米Boeing社は,燃料電池を搭載した小型有人飛行機で世界初の飛行に成功したことを明らかにした。2シーターのモータグライダー「Dimona」(オーストリアDiamond Aircraft Industries社)をベースに,プロペラモータが燃料電池で駆動するよう改造した機体を試験飛行に使用。燃料電池のリアルタイム発電だけで,巡航速度(100km/時)の直線飛行を約20分継続したという。

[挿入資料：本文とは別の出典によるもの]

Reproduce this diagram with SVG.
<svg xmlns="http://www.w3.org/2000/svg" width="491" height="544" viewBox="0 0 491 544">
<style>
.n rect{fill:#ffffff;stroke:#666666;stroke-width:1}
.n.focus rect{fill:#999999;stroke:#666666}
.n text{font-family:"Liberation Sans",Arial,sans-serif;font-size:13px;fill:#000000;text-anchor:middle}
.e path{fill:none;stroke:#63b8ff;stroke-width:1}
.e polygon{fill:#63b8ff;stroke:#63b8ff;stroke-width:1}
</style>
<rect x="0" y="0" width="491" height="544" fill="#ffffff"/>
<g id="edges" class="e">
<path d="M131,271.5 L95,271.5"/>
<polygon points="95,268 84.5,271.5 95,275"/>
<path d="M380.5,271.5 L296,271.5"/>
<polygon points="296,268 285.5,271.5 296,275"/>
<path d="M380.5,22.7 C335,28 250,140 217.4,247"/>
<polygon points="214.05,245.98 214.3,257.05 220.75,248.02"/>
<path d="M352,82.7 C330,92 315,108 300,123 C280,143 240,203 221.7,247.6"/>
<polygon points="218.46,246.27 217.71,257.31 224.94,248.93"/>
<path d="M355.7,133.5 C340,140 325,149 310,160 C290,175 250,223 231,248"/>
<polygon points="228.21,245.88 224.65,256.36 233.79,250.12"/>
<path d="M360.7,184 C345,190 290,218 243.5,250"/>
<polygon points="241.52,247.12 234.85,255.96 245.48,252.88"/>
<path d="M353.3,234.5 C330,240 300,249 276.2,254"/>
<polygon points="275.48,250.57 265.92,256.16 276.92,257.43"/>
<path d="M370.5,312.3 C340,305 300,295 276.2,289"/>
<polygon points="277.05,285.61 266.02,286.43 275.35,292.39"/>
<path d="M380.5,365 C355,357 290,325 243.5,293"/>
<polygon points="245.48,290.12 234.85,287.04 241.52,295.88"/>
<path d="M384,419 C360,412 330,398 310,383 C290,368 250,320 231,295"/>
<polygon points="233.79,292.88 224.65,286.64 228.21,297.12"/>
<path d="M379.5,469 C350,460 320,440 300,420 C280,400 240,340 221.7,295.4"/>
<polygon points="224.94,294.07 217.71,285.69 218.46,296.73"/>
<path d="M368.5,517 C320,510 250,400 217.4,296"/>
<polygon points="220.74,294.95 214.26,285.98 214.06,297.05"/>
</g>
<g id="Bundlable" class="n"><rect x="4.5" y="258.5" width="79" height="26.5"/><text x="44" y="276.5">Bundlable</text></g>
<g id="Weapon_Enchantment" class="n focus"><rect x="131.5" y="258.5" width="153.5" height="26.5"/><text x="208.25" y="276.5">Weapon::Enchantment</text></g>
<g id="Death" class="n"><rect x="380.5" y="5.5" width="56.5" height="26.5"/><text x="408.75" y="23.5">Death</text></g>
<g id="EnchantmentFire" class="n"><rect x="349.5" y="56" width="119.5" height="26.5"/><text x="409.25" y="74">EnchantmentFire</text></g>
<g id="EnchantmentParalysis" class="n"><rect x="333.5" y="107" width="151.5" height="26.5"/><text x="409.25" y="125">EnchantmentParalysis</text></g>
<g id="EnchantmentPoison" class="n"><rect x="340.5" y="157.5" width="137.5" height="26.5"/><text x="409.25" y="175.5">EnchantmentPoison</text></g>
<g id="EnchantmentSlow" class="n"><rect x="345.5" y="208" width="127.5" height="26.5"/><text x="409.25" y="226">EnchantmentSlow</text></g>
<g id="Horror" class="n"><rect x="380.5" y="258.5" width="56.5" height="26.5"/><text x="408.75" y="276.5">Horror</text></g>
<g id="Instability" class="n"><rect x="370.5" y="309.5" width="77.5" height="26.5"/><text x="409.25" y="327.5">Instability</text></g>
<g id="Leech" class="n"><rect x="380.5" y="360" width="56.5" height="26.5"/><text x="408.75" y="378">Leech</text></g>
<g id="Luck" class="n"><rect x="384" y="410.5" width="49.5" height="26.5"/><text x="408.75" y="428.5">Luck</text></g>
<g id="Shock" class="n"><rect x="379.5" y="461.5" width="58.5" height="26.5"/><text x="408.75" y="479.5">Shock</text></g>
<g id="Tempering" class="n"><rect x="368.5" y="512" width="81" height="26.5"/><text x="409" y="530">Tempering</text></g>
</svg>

 今回の試験では,固体高分子形燃料電池(PEFC)を採用。これにリチウムイオン蓄電池を組み合わせた電力生成・供給系を機体に搭載した。試験飛行では,初めにリチウムイオン蓄電池の残電力と燃料電池のリアルタイム発電力を合わせた電力でプロペラモータを駆動して離陸,高度1000mまで上昇した。その後,リチウムイオン蓄電池からの電力供給を止め,燃料電池のリアルタイム発電だけで上述の直線飛行に移行した。

 この試験飛行は,Boeing社の子会社であるBoeing Research & Technology Europe社が行ったもの。同社の技術者によれば,小型の有人/無人飛行機に使える可能性があるという。ただし,大型民間航空機のメイン駆動源として使うことは想定していない。